If hybrid locomotion robots mature into reliable platforms, the downstream effects on labor markets and infrastructure design could be significant and underappreciated. The current generation of delivery and logistics robots has largely required environments to adapt to them, with smooth floors, standardized docking stations, and human workers managing edge cases. A robot that can handle more environmental variation inverts that dynamic. It reduces the pressure on facilities to retrofit themselves, which lowers the barrier to deployment and accelerates adoption timelines.

There's also a subtler feedback loop at play. As robots become more capable of navigating human-designed spaces without modification, the economic case for replacing human workers in semi-structured roles gets stronger. This isn't a distant concern. Agility Robotics already has Digit operating in Amazon fulfillment centers, and Figure AI has announced partnerships with BMW. Roadrunner-style multimodal robots, if they deliver on the locomotion promise, could extend that reach into environments currently considered too variable for automation.

The robotics field is also watching how these platforms handle the software side of multimodal control. The hardware is impressive, but the real intellectual property in next-generation robots is increasingly in the learned locomotion policies and the sensor fusion pipelines that let a robot decide, in real time, which mode of movement is appropriate. That software layer is where the competitive moats are being dug, and it's where Roadrunner's long-term significance will ultimately be judged.
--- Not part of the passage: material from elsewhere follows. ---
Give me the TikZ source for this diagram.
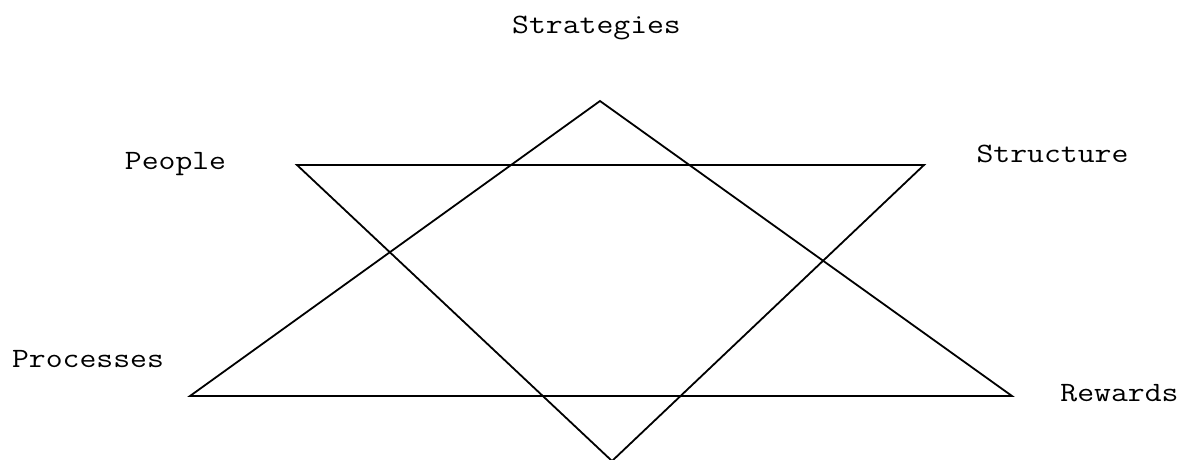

Bipedal robots have been promising to change the world for decades. What's different now is that the gap between prototype and deployment is closing faster than most people expected, and hybrid platforms like Roadrunner are part of the reason why. The question isn't whether wheeled-legged robots will find a role in the built environment. It's whether the institutions and labor systems that environment supports are moving fast enough to respond.